California Resources, Aera Energy to combine, scaling E&P business and carbon management platform

Feb. 7, 2024
California Resources Corp. (CRC) and Aera Energy LLC have agreed to combine in an all-stock transaction that values Aera at about $2.1 billion, inclusive of Aera’s net debt and certain other obligations.

California Resources Corp. (CRC) and Aera Energy LLC have agreed to combine in an all-stock transaction that values Aera at about $2.1 billion, inclusive of Aera’s net debt and certain other obligations.

In a release Feb. 7, CRC said the complimentary assets will scale the exploration and production business and expand the carbon management platform.

“This strategic transaction will create scale in our operations, generate significant free cash flow, accelerate cash returns to shareholders and expand our energy transition platform,” said Francisco Leon, CRC’s president and chief executive officer. “We remain committed to reducing emissions and this combination will advance our goal to permanently sequester 5 million metric tons per year of CO2 in our underground storage vaults.

Aera had average third-quarter 2023 production of about 76,000 boe/d (95% oil) and estimated proved reserves of about 262 MMboe at year-end 2022.

On a pro forma 2024 (estimated) basis, CRC expects production of 145,000-150,000 boe/d (76% oil) with proved reserves of about 680 MMboe (90% proved developed).

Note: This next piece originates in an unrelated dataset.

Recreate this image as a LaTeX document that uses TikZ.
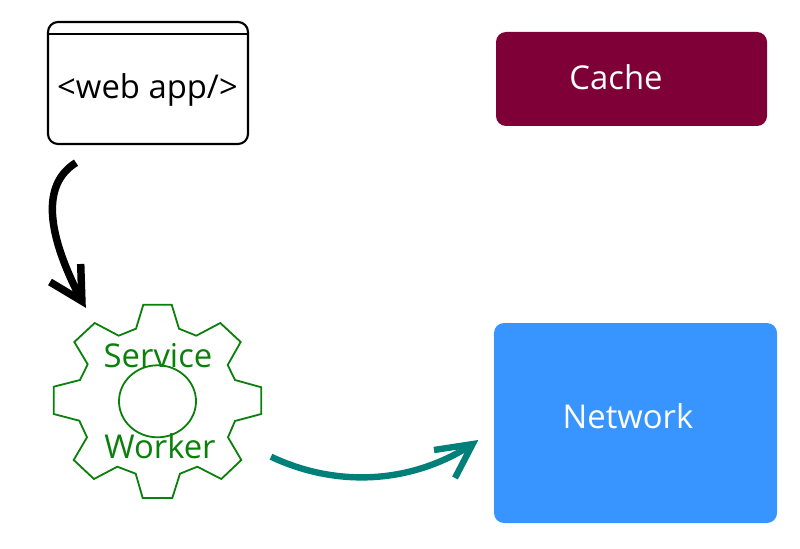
\documentclass[tikz,border=0pt]{standalone}
\usepackage{fontspec}
\setmainfont{Open Sans}
\definecolor{cachered}{HTML}{7F0037}
\definecolor{netblue}{HTML}{3895FF}
\definecolor{geargreen}{HTML}{0A7F0A}
\definecolor{arrowteal}{HTML}{008079}
\tikzset{
  x=0.75pt,y=-0.75pt,
  box/.style={rounded corners=7.5pt,inner sep=0pt},
  lbl/.style={inner sep=0pt,font=\fontsize{24.6}{28}\selectfont},
  gearline/.style={draw=geargreen,line width=1.35pt,line join=miter},
  blackarrow/.style={line width=5.6pt,line join=miter,miter limit=10},
  tealarrow/.style={draw=arrowteal,line width=4.8pt,line join=miter,miter limit=10},
}
\begin{document}
\begin{tikzpicture}
\useasboundingbox (0,0) rectangle (800,549);
% web app window
\draw[line width=1.6pt,rounded corners=7.5pt] (48,22) rectangle (248,144);
\draw[line width=1.6pt] (48,34) -- (248,34);
\node[lbl,text=black] (app) at (147.5,90) {<web app/>};
% cache
\node[box,fill=cachered,minimum width=203.25pt,minimum height=70.5pt] (cache) at (631.5,79) {};
\node[lbl,text=white] (cachetxt) at (616,77) {Cache};
% network
\node[box,fill=netblue,minimum width=212.25pt,minimum height=150pt] (network) at (635.5,423) {};
\node[lbl,text=white] (nettxt) at (628,416) {Network};
% gear
\draw[gearline] (143.3,304.7)--(171.7,304.7)--(179,328.7)--(196.3,335.7)--(220.3,323)--(240.7,342)--(227.7,365)--(235,380)--(261.3,387.3)--(261.3,414)--(235,421)--(228,437.3)--(241.3,460)--(221.3,479)--(197.3,466.7)--(180,473.7)--(172.3,498)--(142.7,498)--(135.7,473.7)--(117.3,466.7)--(94,479)--(73.7,460)--(87,437.3)--(79.3,420.7)--(53.7,414)--(53.7,386.7)--(80,380)--(87.7,364.3)--(74.3,342)--(94.7,323)--(118.7,335.7)--(136,328.7)--cycle;
\draw[gearline] (157.5,401.3) ellipse [x radius=38.5,y radius=36];
\node[lbl,text=geargreen] (service) at (158,356) {Service};
\node[lbl,text=geargreen] (worker) at (160,446) {Worker};
% connectors
\coordinate (a1) at (76,162.7);
\coordinate (a2) at (81.9,301.1);
\coordinate (a3) at (50,282);
\coordinate (a4) at (80.7,264);
\coordinate (b1) at (271,456.7);
\coordinate (b2) at (472.6,444.1);
\coordinate (b3) at (434,450);
\coordinate (b4) at (455,478);
\draw[blackarrow] (a1) .. controls (45,182) and (42,225) .. (a2);
\draw[blackarrow] (a3) -- (a2) -- (a4);
\draw[tealarrow] (b1) .. controls (335,487) and (410,485) .. (b2);
\draw[tealarrow] (b3) -- (b2) -- (b4);
\end{tikzpicture}
\end{document}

The combined company will own interests in five of the largest oil fields in California with opportunities to increase oil recovery, the companies said.

CRC plans to run a one rig program in this year’s first half and will focus on workover and maintenance activity. Assuming resumption of a normalized level of new well permit approvals in second-half 2024, CRC plans to run 4-5 operated rigs on a combined basis at that time. As CRC waits for the Kern County Environmental Impact Report litigation ruling expected in second-quarter 2024, management continues to seek previously started Conditional Use Permits for its core fields.

Identified synergies are expected to total $150 million annually and be realized within 15 months of closing.

Energy transition platform

Combination of the companies is expected to expand CRC’s carbon management business through the addition of surface acreage and rights, and new CO2 pore space to enable future carbon capture and sequestration (CCS) development. Through the deal, CRC will receive interests in about 220,000 net mineral acres with nearly 80% of the acreage within field boundaries held in mineral fee and 100,000 fee surface acres. Pro forma, CRC will have more than 1.9 million net mineral acres. CRC will also obtain 1 pending Environmental Protection Agency (EPA) Class VI permit application for 27 million tonnes of storage capacity in Belridge field. CRC also expects to submit an additional Class VI permit for about 27 million tonnes of storage at Coles Levee field. Finally, CRC sees potential to nearly double its injection rate capacity near CTV I, creating a decarbonization hub for CO2 storage.

Additional energy transition initiatives include the combination of Carbon TerraVault platform and Aera’s Low Carbon Solutions that is expected to expand technology development in Direct Air Capture (DAC), geothermal, solar, and water treatment.


At closing, expected in second-half 2024 subject to customary closing conditions, regulatory approvals, and CRC shareholder approval, Aera's owners will receive 21.2 million shares of CRC’s common stock, equal to about 22.9% of CRC’s fully diluted shares.

Aera is owned by entities managed by IKAV (51%), an international asset management group, and Canada Pension Plan Investment Board (CPP Investments) (49%) (OGJ Online, Sept. 1, 2022). Post closing, IKAV-managed entities and CPP Investments will collectively hold 22.9% of CRC’s common stock.

The CRC management team will run the combined company which will be headquartered in Long Beach, Calif., and at closing IKAV and CPP Investments will each nominate one representative to the CRC board.

At current valuations, the pro forma business would have an enterprise value of about $5.6 billion, with CRC shareholders owning about 77.1% of the combined company.